We’ve entered the era of homogenisation, we’re all a copy of each other. Originality is over and we were all aware of that, and every other resource likewise.

This is the alternative world of The End of Originality by Laura Zayan, young Norwegian-Egyptian director, who questions the difficulty of actually being creative nowadays. The short movie is based on an idea of the director herself, who worked together with a group of young rising filmmakers from the European Film College, where Zayan studied in 2018 and 2019, year of production of the movie. Winner at Ce L’ho Corto Film Festival of the Sayonara Film Award in 2021 and of other european Festival awards, such as Amandus Blikkfang and Riff Festival Norway 2021, the short movie was back in competition last weekend at the International Filmfestival Emden-Norderney for the East Frisian Short Film Award in Germany and in the Fiction Section of the Cinèma de Loches Film Festival in France. 

Looking for vintage clothing through her grandmother’s attic, Frances finds an audio cassette of professor Coleman’s interesting theory interview about the end of originality. The intellectual calculated the exact moment when this resource will be over among people, on September 3rd 2021. Frances has 48 hours to find the most authentic version of herself, before the screen countdown reaches the zero.

In a surreal mood where urban locations, pastel-colored sterile places and selfie-room-like interiors alternate, the characters move in unison with an harmony reminding a famous Cyndi Lauper film clip, but without fun. The protagonist impersonates various people, worrying about finding her own persona, but every venture seems to be anything but unique. Each move is just a replica in an endless series of actions more and more similar. The people around her wear the same clothes, act and move in the same way, and she will end up being an indistinct part of that whole. The screens of dozens of people appear on ours as in a big horizontal homepage and the mosaic they compose is made of interchangeable pieces, almost identical. The individual moods become one too, closed in a caption whose intellectual property belongs to everyone and no one.

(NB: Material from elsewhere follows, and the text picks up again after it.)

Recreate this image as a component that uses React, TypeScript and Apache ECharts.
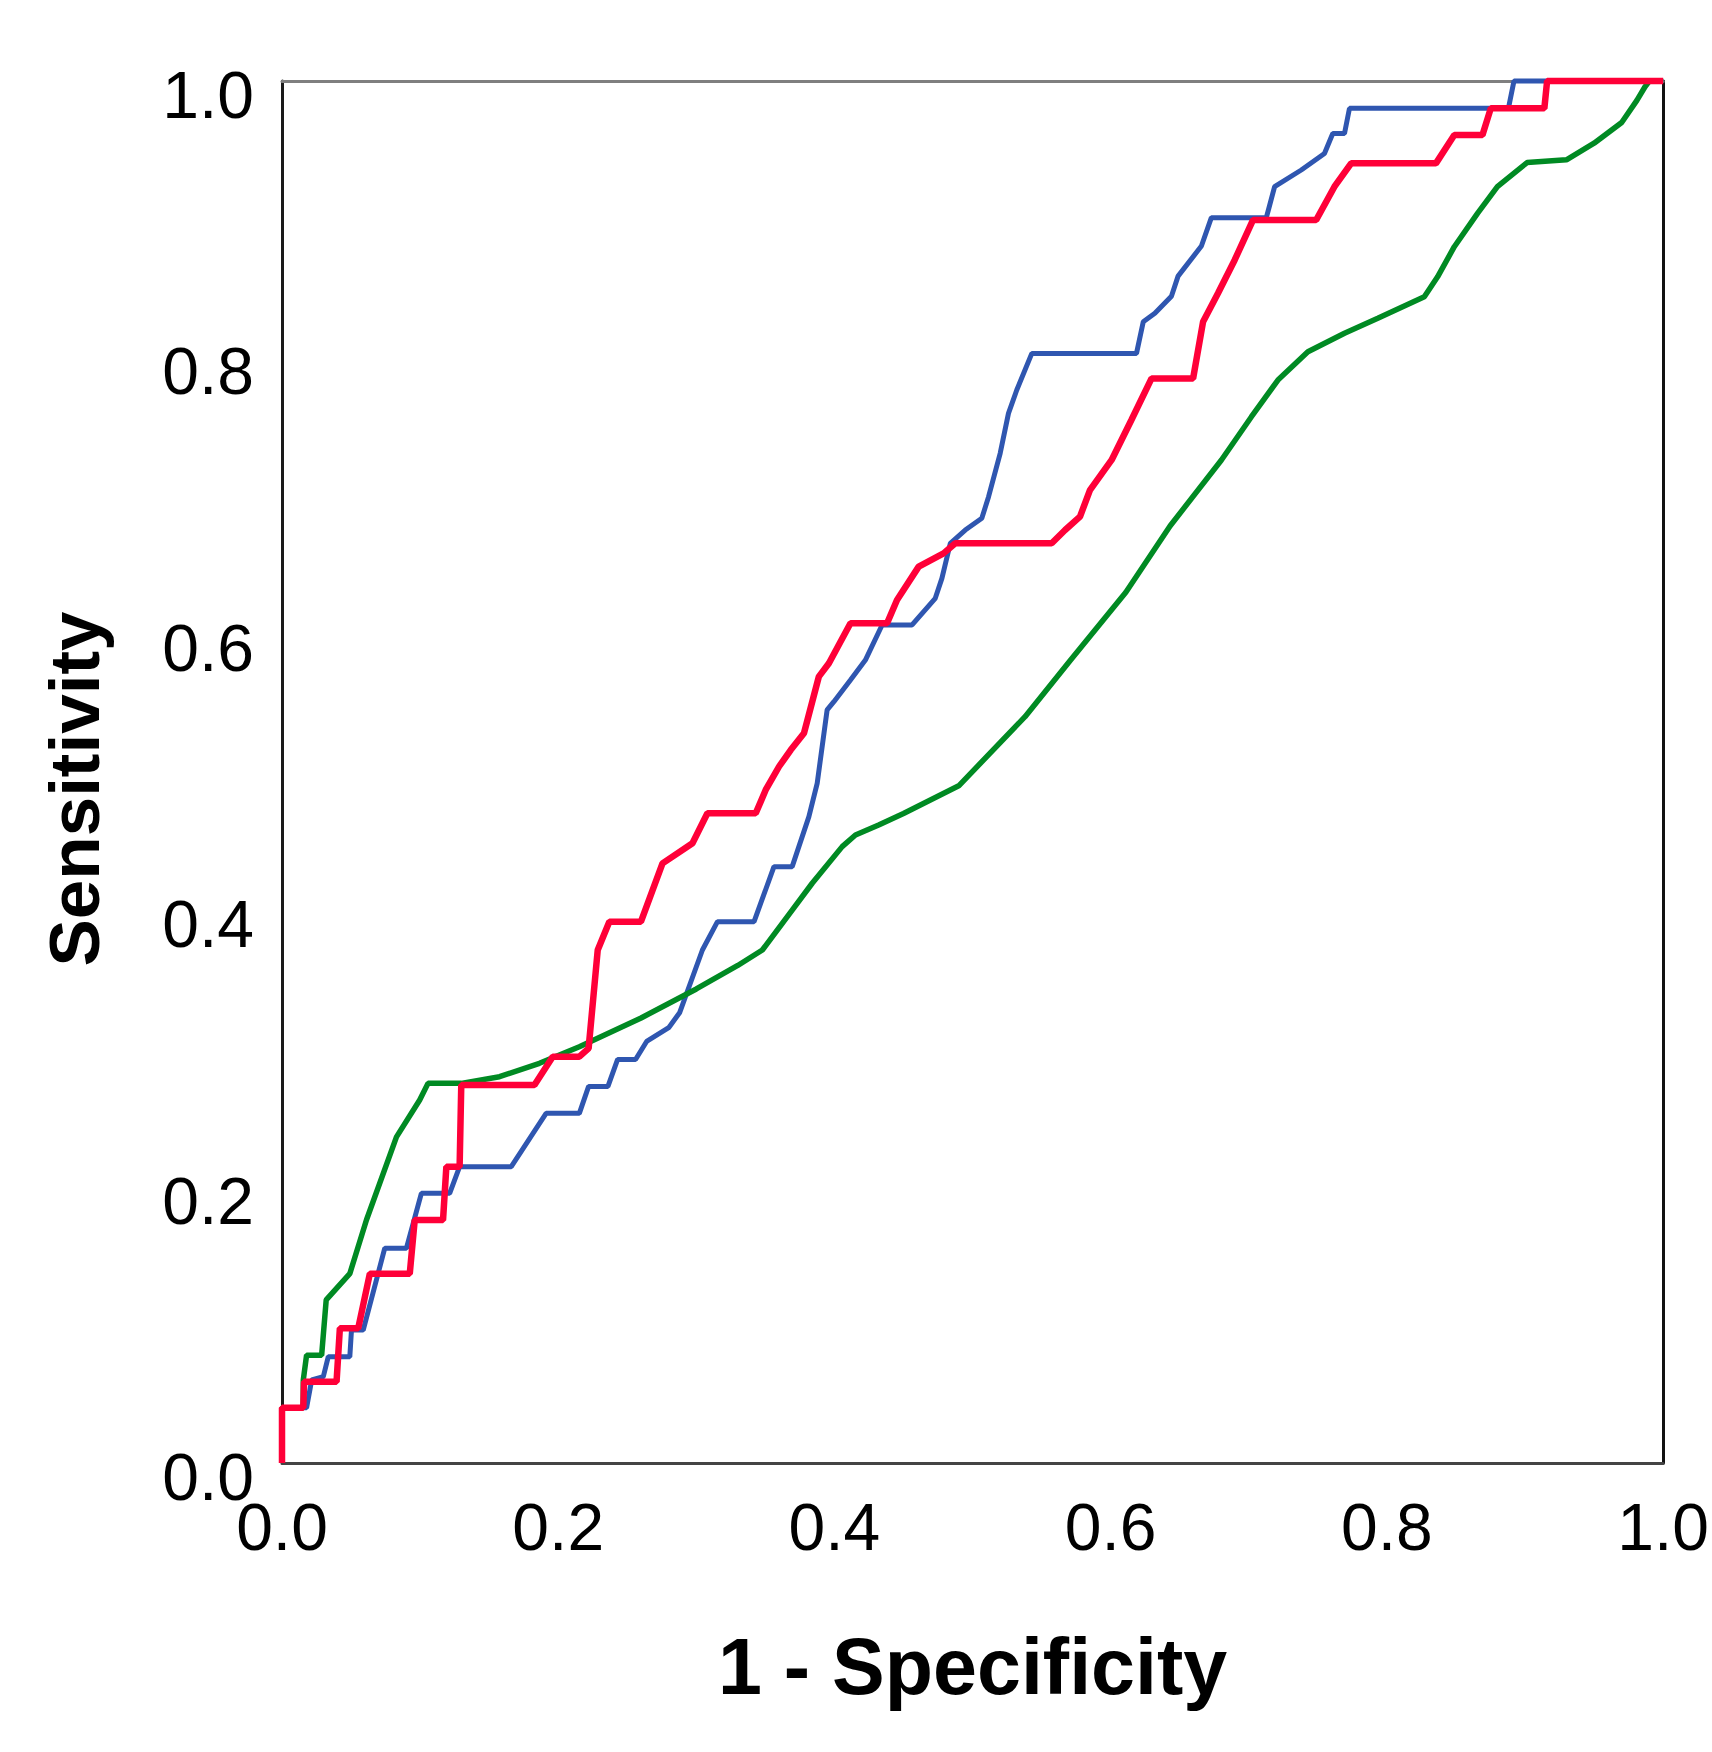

The will to investigate the contemporary social need for expression and creativity, where eyesight is the main sense, is clearly visible through the stilistic choice looking at the fashion film, but also at the history of music video and the universe of social media. Using those languages taken from the fashion, entertainment and publicity world, becomes a choice targeted at catching the spectator’s eye thanks to carefully-built scenes with details and harmony among shapes, colors and movements, but also showing the emptiness and disorientation underneath them. The whole story is narrated through a precise editing connecting pictures and music and following the race against time increasing rhythm. The word is almost absent besides professor Coleman and the radio host’s voice-over, underlining the social transformation steps in place. Using a negative frame to tell the aesthetic research, The End of Originality seems to ask the spectator “can you re-see yourself?”. A mirror to look into with irony and a light sense of anguish instilled by the characters’ returning-looks. Art is a point of interest for the creators’ research too, maybe their starting point, and without originality it can only turn into a mere medium of research of something new that doesn’t exist, an euphemism. 

“And then what? People are supposed to just give up?”